### [Supplied data]
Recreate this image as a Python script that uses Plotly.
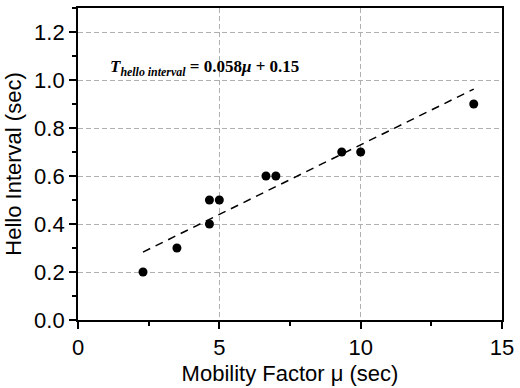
import plotly.graph_objects as go

# Data
mobility = [2.3, 3.5, 4.65, 4.65, 5.0, 6.65, 7.0, 9.33, 10.0, 14.0]
hello_interval = [0.2, 0.3, 0.4, 0.5, 0.5, 0.6, 0.6, 0.7, 0.7, 0.9]
fit_x = [2.3, 14.0]
fit_y = [0.283, 0.962]

x_ticks = [0, 5, 10, 15]
y_ticks = [0.0, 0.2, 0.4, 0.6, 0.8, 1.0, 1.2]

fig = go.Figure()
fig.add_trace(go.Scatter(
    x=fit_x, y=fit_y, mode="lines",
    line=dict(color="black", width=1.5, dash="8px,6px"),
    showlegend=False, hoverinfo="skip"))
fig.add_trace(go.Scatter(
    x=mobility, y=hello_interval, mode="markers",
    marker=dict(color="black", size=9),
    showlegend=False))

axis_common = dict(
    showline=True, linecolor="black", linewidth=1.8, mirror=True,
    ticks="outside", tickcolor="black", tickwidth=1.5, ticklen=7,
    showgrid=True, gridcolor="#b0b0b0", gridwidth=1, griddash="5px,3px",
    zeroline=False,
    tickfont=dict(family="Liberation Sans, Arial", size=22, color="black"),
)

fig.update_xaxes(
    range=[0, 15], tickvals=x_ticks, ticktext=[str(v) for v in x_ticks],
    minor=dict(dtick=2.5, tick0=0, ticks="outside", ticklen=4, tickcolor="black", tickwidth=1.5, showgrid=False),
    title=dict(text="Mobility Factor μ (sec)", font=dict(family="Liberation Sans, Arial", size=22, color="black"), standoff=6),
    **axis_common)
fig.update_yaxes(
    range=[0, 1.3], tickvals=y_ticks, ticktext=[f"{v:.1f}" for v in y_ticks],
    minor=dict(dtick=0.1, tick0=0, ticks="outside", ticklen=4, tickcolor="black", tickwidth=1.5, showgrid=False),
    title=dict(text="Hello Interval (sec)", font=dict(family="Liberation Sans, Arial", size=22, color="black"), standoff=6),
    **axis_common)

fig.add_annotation(
    x=1.05, y=1.05, xref="x", yref="y", xanchor="left", yanchor="middle",
    text="<b><i>T</i></b><sub><b><i>hello interval</i></b></sub><b> = 0.058<i>μ</i> + 0.15</b>",
    showarrow=False,
    font=dict(family="Liberation Serif, Times New Roman", size=17, color="black"))

fig.update_layout(
    width=520, height=388,
    margin=dict(l=78, r=13, t=6, b=66),
    plot_bgcolor="white", paper_bgcolor="white",
)

fig.write_html("out.html")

### [Brief]
Transcribe all the lines above exactly, apart from the pictures.

### [Output of the task]
Recreate this image as a Python script that uses Plotly.
import plotly.graph_objects as go

# Data
mobility = [2.3, 3.5, 4.65, 4.65, 5.0, 6.65, 7.0, 9.33, 10.0, 14.0]
hello_interval = [0.2, 0.3, 0.4, 0.5, 0.5, 0.6, 0.6, 0.7, 0.7, 0.9]
fit_x = [2.3, 14.0]
fit_y = [0.283, 0.962]

x_ticks = [0, 5, 10, 15]
y_ticks = [0.0, 0.2, 0.4, 0.6, 0.8, 1.0, 1.2]

fig = go.Figure()
fig.add_trace(go.Scatter(
    x=fit_x, y=fit_y, mode="lines",
    line=dict(color="black", width=1.5, dash="8px,6px"),
    showlegend=False, hoverinfo="skip"))
fig.add_trace(go.Scatter(
    x=mobility, y=hello_interval, mode="markers",
    marker=dict(color="black", size=9),
    showlegend=False))

axis_common = dict(
    showline=True, linecolor="black", linewidth=1.8, mirror=True,
    ticks="outside", tickcolor="black", tickwidth=1.5, ticklen=7,
    showgrid=True, gridcolor="#b0b0b0", gridwidth=1, griddash="5px,3px",
    zeroline=False,
    tickfont=dict(family="Liberation Sans, Arial", size=22, color="black"),
)

fig.update_xaxes(
    range=[0, 15], tickvals=x_ticks, ticktext=[str(v) for v in x_ticks],
    minor=dict(dtick=2.5, tick0=0, ticks="outside", ticklen=4, tickcolor="black", tickwidth=1.5, showgrid=False),
    title=dict(text="Mobility Factor μ (sec)", font=dict(family="Liberation Sans, Arial", size=22, color="black"), standoff=6),
    **axis_common)
fig.update_yaxes(
    range=[0, 1.3], tickvals=y_ticks, ticktext=[f"{v:.1f}" for v in y_ticks],
    minor=dict(dtick=0.1, tick0=0, ticks="outside", ticklen=4, tickcolor="black", tickwidth=1.5, showgrid=False),
    title=dict(text="Hello Interval (sec)", font=dict(family="Liberation Sans, Arial", size=22, color="black"), standoff=6),
    **axis_common)

fig.add_annotation(
    x=1.05, y=1.05, xref="x", yref="y", xanchor="left", yanchor="middle",
    text="<b><i>T</i></b><sub><b><i>hello interval</i></b></sub><b> = 0.058<i>μ</i> + 0.15</b>",
    showarrow=False,
    font=dict(family="Liberation Serif, Times New Roman", size=17, color="black"))

fig.update_layout(
    width=520, height=388,
    margin=dict(l=78, r=13, t=6, b=66),
    plot_bgcolor="white", paper_bgcolor="white",
)

fig.write_html("out.html")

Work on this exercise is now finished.